In light of the recent event-stream incident, we (@ralphtheninja and I) want to take action to reduce the attack surface of packages maintained in Level.

Level has been and will remain an OPEN Open Source Project. While we recognize the risk of giving people owner rights, it has been vital to the open, transparent and dare I say loving nature of Level. We might add some policy, if it really benefits security. Keep in mind that too much policy can scare off contributors, put a burden on maintainers and provide a false sense of security, hiding real issues that are out of our control under a layer of bureaucracy that in addition impedes individual freedom.

Trust is essential in OSS and we want to be wary of knee-jerk reactions to incidents like event-stream.

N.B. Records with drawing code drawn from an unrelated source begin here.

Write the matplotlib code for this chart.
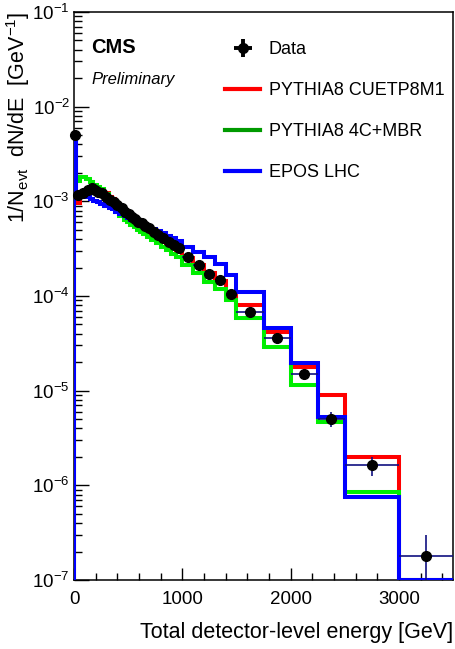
import matplotlib
matplotlib.use("Agg")
import matplotlib.pyplot as plt
import numpy as np
from matplotlib.ticker import LogLocator, MultipleLocator, FixedLocator, FuncFormatter, NullFormatter
from matplotlib.lines import Line2D

plt.rcParams['font.family'] = ['Liberation Sans', 'DejaVu Sans']
plt.rcParams['mathtext.default'] = 'regular'

# ---- data ----
bin_edges = [0, 20, 60, 110, 150, 180, 210, 240, 280, 320, 350, 380, 420, 460, 490,
             520, 550, 580, 610, 640, 670, 710, 760, 800, 850, 900, 940, 1000,
             1100, 1200, 1300, 1400, 1500, 1750, 2000, 2250, 2500, 3000, 3500]

data_vals = [5.0e-3, 1.17e-3, 1.22e-3, 1.32e-3, 1.37e-3, 1.32e-3, 1.27e-3, 1.22e-3,
             1.12e-3, 1.04e-3, 9.9e-4, 9.2e-4, 8.5e-4, 7.8e-4, 7.3e-4, 6.9e-4,
             6.5e-4, 6.1e-4, 5.9e-4, 5.5e-4, 5.2e-4, 4.8e-4, 4.4e-4, 4.07e-4,
             3.75e-4, 3.47e-4, 3.2e-4, 2.6e-4, 2.1e-4, 1.7e-4, 1.49e-4, 1.04e-4,
             6.8e-5, 3.58e-5, 1.5e-5, 5.0e-6, 1.62e-6, 1.8e-7]
data_errs = [1.0e-4, 2.0e-5, 2.0e-5, 2.0e-5, 2.0e-5, 2.0e-5, 2.0e-5, 2.0e-5,
             2.0e-5, 2.0e-5, 1.5e-5, 1.5e-5, 1.5e-5, 1.2e-5, 1.2e-5, 1.0e-5,
             1.0e-5, 1.0e-5, 1.0e-5, 1.0e-5, 8.0e-6, 8.0e-6, 8.0e-6, 7.0e-6,
             7.0e-6, 6.0e-6, 6.0e-6, 5.0e-6, 4.0e-6, 3.5e-6, 3.0e-6, 2.5e-6,
             1.5e-6, 1.0e-6, 6.0e-7, 9.0e-7, 3.7e-7, 1.2e-7]

cuetp8m1_vals = [4.3e-3, 9.5e-4, 1.2e-3, 1.3e-3, 1.35e-3, 1.33e-3, 1.32e-3, 1.3e-3,
                 1.22e-3, 1.12e-3, 1.05e-3, 9.6e-4, 8.8e-4, 8.1e-4, 7.5e-4, 7.0e-4,
                 6.6e-4, 6.2e-4, 5.9e-4, 5.5e-4, 5.1e-4, 4.6e-4, 4.2e-4, 3.85e-4,
                 3.5e-4, 3.25e-4, 3.0e-4, 2.55e-4, 2.1e-4, 1.75e-4, 1.45e-4, 1.08e-4,
                 8.0e-5, 4.2e-5, 1.8e-5, 8.9e-6, 2.0e-6, 1.0e-7]

mbr_vals = [4.3e-3, 1.62e-3, 1.8e-3, 1.72e-3, 1.6e-3, 1.5e-3, 1.42e-3, 1.35e-3,
            1.2e-3, 1.0e-3, 8.9e-4, 7.8e-4, 7.0e-4, 6.4e-4, 6.0e-4, 5.6e-4,
            5.3e-4, 5.0e-4, 4.8e-4, 4.5e-4, 4.2e-4, 3.9e-4, 3.6e-4, 3.3e-4,
            3.05e-4, 2.8e-4, 2.6e-4, 2.15e-4, 1.75e-4, 1.42e-4, 1.2e-4, 9.0e-5,
            5.8e-5, 2.9e-5, 1.15e-5, 4.7e-6, 8.5e-7, 1.0e-7]

epos_vals = [4.4e-3, 1.17e-3, 1.12e-3, 1.1e-3, 1.07e-3, 1.02e-3, 9.8e-4, 9.4e-4,
             9.0e-4, 8.6e-4, 8.2e-4, 7.8e-4, 7.4e-4, 7.0e-4, 6.7e-4, 6.4e-4,
             6.1e-4, 5.9e-4, 5.7e-4, 5.5e-4, 5.3e-4, 5.1e-4, 4.9e-4, 4.6e-4,
             4.35e-4, 4.1e-4, 3.85e-4, 3.3e-4, 2.9e-4, 2.6e-4, 2.2e-4, 1.68e-4,
             1.09e-4, 4.57e-5, 1.95e-5, 5.3e-6, 7.6e-7, 1.0e-7]

labels = ["Data", "PYTHIA8 CUETP8M1", "PYTHIA8 4C+MBR", "EPOS LHC"]
x_ticks = [0, 1000, 2000, 3000]

# ---- figure ----
fig = plt.figure(figsize=(4.55, 6.49), dpi=100)
ax = fig.add_axes([74 / 455, 1 - 580 / 649, 379 / 455, 568 / 649])

edges = np.array(bin_edges, dtype=float)
centers = 0.5 * (edges[:-1] + edges[1:])
halfw = 0.5 * (edges[1:] - edges[:-1])

ymin = 1e-7
ax.stairs(cuetp8m1_vals, edges, baseline=ymin, color='#ff0000', lw=2.9, zorder=2)
ax.stairs(mbr_vals, edges, baseline=ymin, color='#00ee00', lw=2.9, zorder=3)
ax.stairs(epos_vals, edges, baseline=ymin, color='#0000ff', lw=2.9, zorder=4)

ax.errorbar(centers, data_vals, xerr=halfw, yerr=data_errs, fmt='none',
            ecolor='#101080', elinewidth=1.2, capsize=0, zorder=5)
ax.plot(centers, data_vals, 'o', color='k', ms=7, zorder=6, clip_on=False)

ax.set_yscale('log')
ax.set_xlim(0, 3500)
ax.set_ylim(1e-7, 1e-1)

ax.xaxis.set_major_locator(FixedLocator(x_ticks))
ax.xaxis.set_minor_locator(MultipleLocator(200))
ax.yaxis.set_major_locator(LogLocator(base=10, numticks=20))
ax.yaxis.set_minor_locator(LogLocator(base=10, subs=np.arange(2, 10), numticks=20))
ax.yaxis.set_minor_formatter(NullFormatter())
ax.yaxis.set_major_formatter(FuncFormatter(lambda v, p: r'$10^{%d}$' % int(round(np.log10(v)))))
ax.xaxis.offsetText.set_visible(False)
ax.yaxis.offsetText.set_visible(False)

ax.tick_params(which='both', direction='in', top=False, right=False, labelsize=13.5)
ax.tick_params(axis='x', which='major', length=9, width=1, pad=8)
ax.tick_params(axis='x', which='minor', length=5, width=1)
ax.tick_params(axis='y', which='major', length=11, width=1, pad=3)
ax.tick_params(axis='y', which='minor', length=5.5, width=1)
for s in ax.spines.values():
    s.set_linewidth(1.1)

ax.set_xlabel('Total detector-level energy [GeV]', fontsize=15.5, loc='right', labelpad=10)
ax.set_ylabel(r'1/N$_{evt}$  dN/dE  [GeV$^{-1}$]', fontsize=15.5, loc='top')
ax.yaxis.set_label_coords(-0.112, 1.0)

ax.text(0.045, 0.955, 'CMS', transform=ax.transAxes, fontsize=14.5, fontweight='bold', va='top')
ax.text(0.045, 0.895, 'Preliminary', transform=ax.transAxes, fontsize=12, style='italic', va='top')

# legend
h_data = ax.errorbar([np.nan], [np.nan], xerr=[1], yerr=[1], fmt='o', color='k',
                     ecolor='k', elinewidth=2.8, ms=7)
h_red = Line2D([], [], color='#ff0000', lw=3)
h_grn = Line2D([], [], color='#009a00', lw=3)
h_blu = Line2D([], [], color='#0000ff', lw=3)
fig.legend([h_data, h_red, h_grn, h_blu], labels, loc='upper left',
           bbox_to_anchor=(209 / 455, 1 - 25 / 649), frameon=False, fontsize=13,
           handlelength=1.95, handletextpad=0.45, labelspacing=1.33)

fig.savefig('out.png', dpi=100)
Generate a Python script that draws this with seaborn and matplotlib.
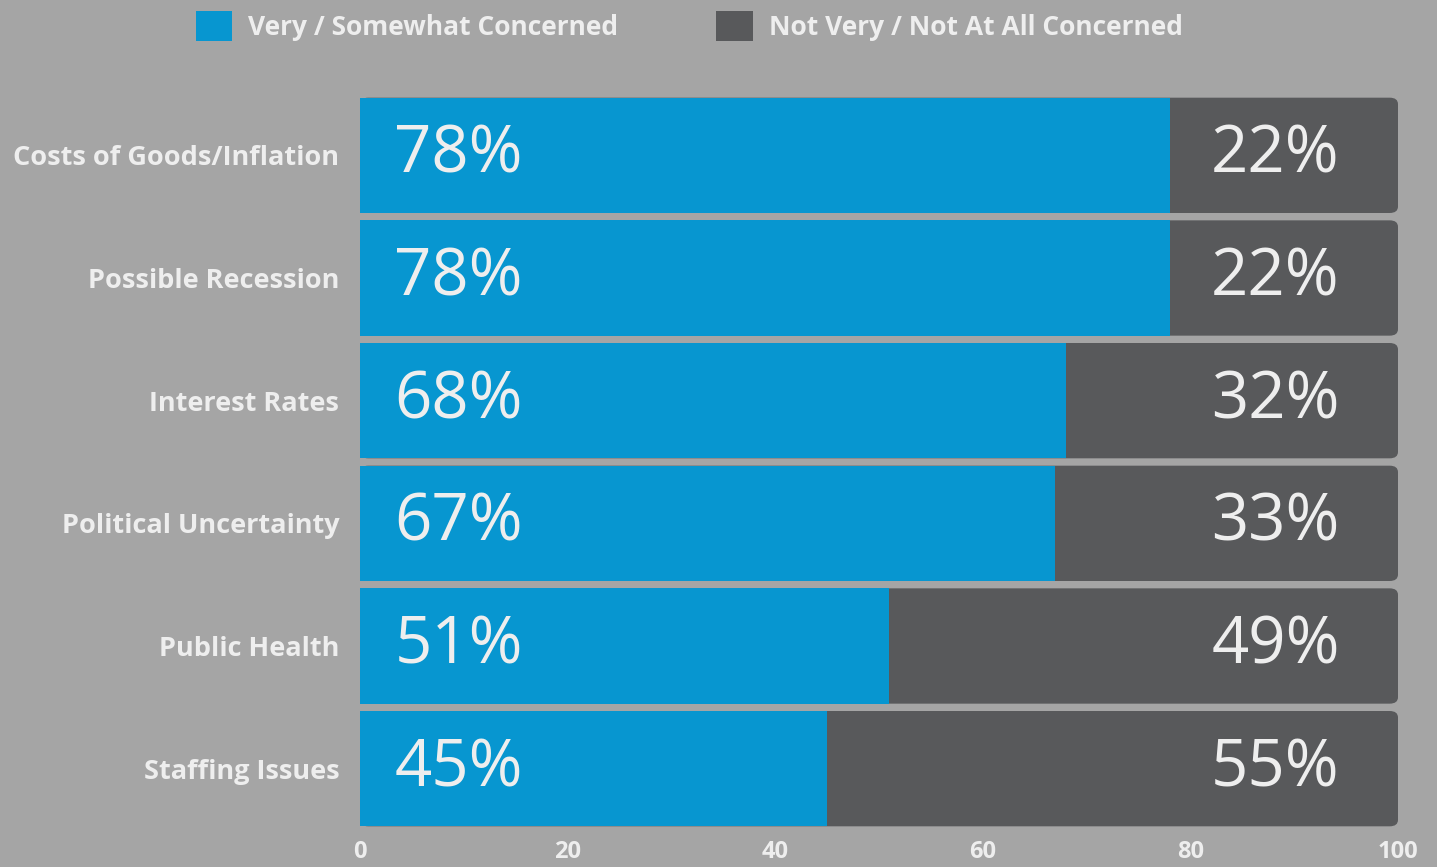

That said, we are thinking about what we can do and open to any suggestions. After an initial brainstorm we came up with 3 actionable items and wished to move further discussion to GitHub for community input and transparency.

1. Reduce npm owners

  • Our npm packages have more owners than needed for continued maintenance. Go through the list of current owners and ask if they really want/need publish rights: #17.

2. Reduce GitHub organization owners

  • We have quite a few inactive members. We will ask them if they can be removed and list removed members as Collaborator Emeriti in a suitable place.

3. Archive unmaintained projects

Archival consists of:

  • Pinning dependencies (note: transient dependencies are out of our control)
  • Releasing a final patch version
  • Deprecating the package
  • Removing extraneous npm owners
  • Archiving the GitHub repository.

Candidates for archival:

Please edit the above list or leave a comment if you think one of these should not be archived.

1. Reduce npm owners

Our npm packages have more owners than needed for continued maintenance. Go through the list of current owners and ask if they really want/need publish rights. As a starting point, see #17 (note: that's only a partial list of owners).

I'm currently not invested in level packages so could drop owner, even if we decide at a later time it would be better to add back. I'm assuming this applies to more maintainers than me.

I would like to be part of the GitHub organization still though.

Also, +1 for archiving the unused repos, or moving them to a different organization, like level-userland or level-misc or level-community

level-graveyard? :)

I think it's fine to keep the repos here. If someone comes forward wanting to revive a project, we can then decide whether to move the repo elsewhere or stay involved.

What's a good message for npm deprecate <pkg> <message>?

  1. This project has been abandoned. There will be no further releases. If you wish to revive <pkg>, please open an issue (https://github.com/Level/community) to discuss a way forward. Thank you! (similar to the readme)
  2. This project has been abandoned. There will be no further releases.
  3. This project has been abandoned. Please see the README for more information.
  4. This project has been abandoned. Please visit GitHub for more information.

I prefer the first one. It's nice to have a link to go to for more information.

Hm, there's a downside to pinning dependencies of a package before abandoning it: when a dependency patches a vulnerability, it doesn't float in. You can't win..

Should we archive level-lazy-open as well? 0 downloads, 0 dependents, and superseded by deferred-leveldown.

Should we archive level-lazy-open as well? 0 downloads, 0 dependents, and superseded by deferred-leveldown.

🆗

The remaining task (reduce GitHub organization owners) is being handled and discussed privately.